[WHAT YOU WILL DO]: Leaving out the pictures, retype all the material exactly.
[BEGIN SOURCE DATA]
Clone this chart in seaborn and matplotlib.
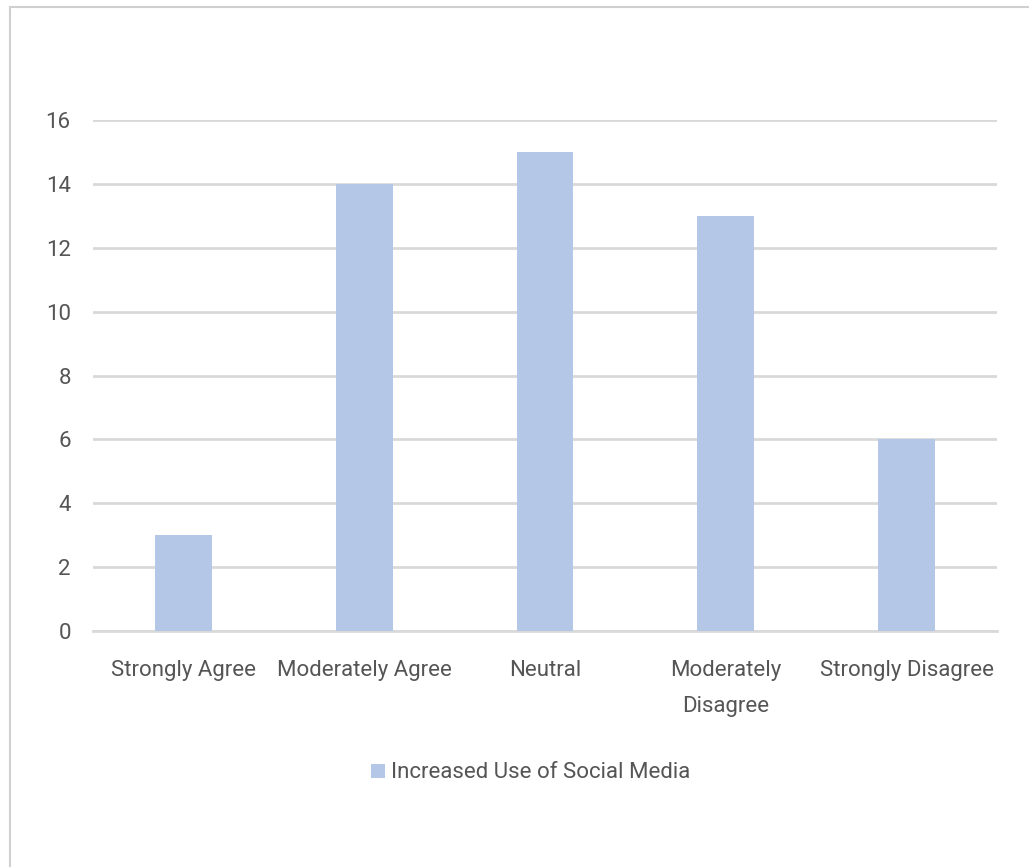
import matplotlib
matplotlib.use("Agg")
import matplotlib.pyplot as plt
from matplotlib.patches import Rectangle
import seaborn as sns
import pandas as pd

categories = ["Strongly Agree", "Moderately Agree", "Neutral",
              "Moderately\nDisagree", "Strongly Disagree"]
values = [3, 14, 15, 13, 6]
series_name = "Increased Use of Social Media"
y_ticks = [0, 2, 4, 6, 8, 10, 12, 14, 16]

sns.set_theme(style="white")
plt.rcParams["font.family"] = ["Roboto", "DejaVu Sans"]

bar_color = "#b4c7e7"
text_color = "#555555"
grid_color = "#d9d9d9"

fig = plt.figure(figsize=(10.29, 8.67), dpi=100)
fig.patch.set_facecolor("white")

# light frame around the chart area
fig.patches.append(Rectangle((10 / 1029, -0.05), 1.1, 1 - 7 / 867 + 0.05,
                             transform=fig.transFigure, fill=False,
                             edgecolor="#d0d0d0", linewidth=1.5))

ax = fig.add_axes([93 / 1029, 1 - 631 / 867, 904 / 1029, 511 / 867])
df = pd.DataFrame({"category": categories, "value": values})
sns.barplot(data=df, x="category", y="value", color=bar_color,
            width=0.315, saturation=1, linewidth=0, ax=ax,
            label=series_name, zorder=3)
handles, labels = ax.get_legend_handles_labels()
if ax.get_legend() is not None:
    ax.get_legend().remove()

ax.set_ylim(0, 16)
ax.set_xlim(-0.5, len(categories) - 0.5)
ax.set_yticks(y_ticks)
ax.yaxis.grid(True, color=grid_color, linewidth=2, zorder=0)
ax.set_axisbelow(True)
for side in ["top", "right", "left"]:
    ax.spines[side].set_visible(False)
ax.spines["bottom"].set_color(grid_color)
ax.spines["bottom"].set_linewidth(2)
ax.set_xlabel("")
ax.set_ylabel("")
ax.tick_params(axis="both", length=0, labelsize=16, colors=text_color)
ax.tick_params(axis="y", pad=16)
ax.tick_params(axis="x", pad=21)
for lbl in ax.get_xticklabels():
    lbl.set_linespacing(1.95)

fig.legend(handles, labels, loc="center", bbox_to_anchor=(0.516, 1 - 773 / 867),
           frameon=False, fontsize=16, labelcolor=text_color,
           handlelength=0.6, handleheight=0.6, handletextpad=0.3)

fig.savefig("out.png", dpi=100)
[END SOURCE DATA]
[ANSWER BELOW]:
Clone this chart in seaborn and matplotlib.
import matplotlib
matplotlib.use("Agg")
import matplotlib.pyplot as plt
from matplotlib.patches import Rectangle
import seaborn as sns
import pandas as pd

categories = ["Strongly Agree", "Moderately Agree", "Neutral",
              "Moderately\nDisagree", "Strongly Disagree"]
values = [3, 14, 15, 13, 6]
series_name = "Increased Use of Social Media"
y_ticks = [0, 2, 4, 6, 8, 10, 12, 14, 16]

sns.set_theme(style="white")
plt.rcParams["font.family"] = ["Roboto", "DejaVu Sans"]

bar_color = "#b4c7e7"
text_color = "#555555"
grid_color = "#d9d9d9"

fig = plt.figure(figsize=(10.29, 8.67), dpi=100)
fig.patch.set_facecolor("white")

# light frame around the chart area
fig.patches.append(Rectangle((10 / 1029, -0.05), 1.1, 1 - 7 / 867 + 0.05,
                             transform=fig.transFigure, fill=False,
                             edgecolor="#d0d0d0", linewidth=1.5))

ax = fig.add_axes([93 / 1029, 1 - 631 / 867, 904 / 1029, 511 / 867])
df = pd.DataFrame({"category": categories, "value": values})
sns.barplot(data=df, x="category", y="value", color=bar_color,
            width=0.315, saturation=1, linewidth=0, ax=ax,
            label=series_name, zorder=3)
handles, labels = ax.get_legend_handles_labels()
if ax.get_legend() is not None:
    ax.get_legend().remove()

ax.set_ylim(0, 16)
ax.set_xlim(-0.5, len(categories) - 0.5)
ax.set_yticks(y_ticks)
ax.yaxis.grid(True, color=grid_color, linewidth=2, zorder=0)
ax.set_axisbelow(True)
for side in ["top", "right", "left"]:
    ax.spines[side].set_visible(False)
ax.spines["bottom"].set_color(grid_color)
ax.spines["bottom"].set_linewidth(2)
ax.set_xlabel("")
ax.set_ylabel("")
ax.tick_params(axis="both", length=0, labelsize=16, colors=text_color)
ax.tick_params(axis="y", pad=16)
ax.tick_params(axis="x", pad=21)
for lbl in ax.get_xticklabels():
    lbl.set_linespacing(1.95)

fig.legend(handles, labels, loc="center", bbox_to_anchor=(0.516, 1 - 773 / 867),
           frameon=False, fontsize=16, labelcolor=text_color,
           handlelength=0.6, handleheight=0.6, handletextpad=0.3)

fig.savefig("out.png", dpi=100)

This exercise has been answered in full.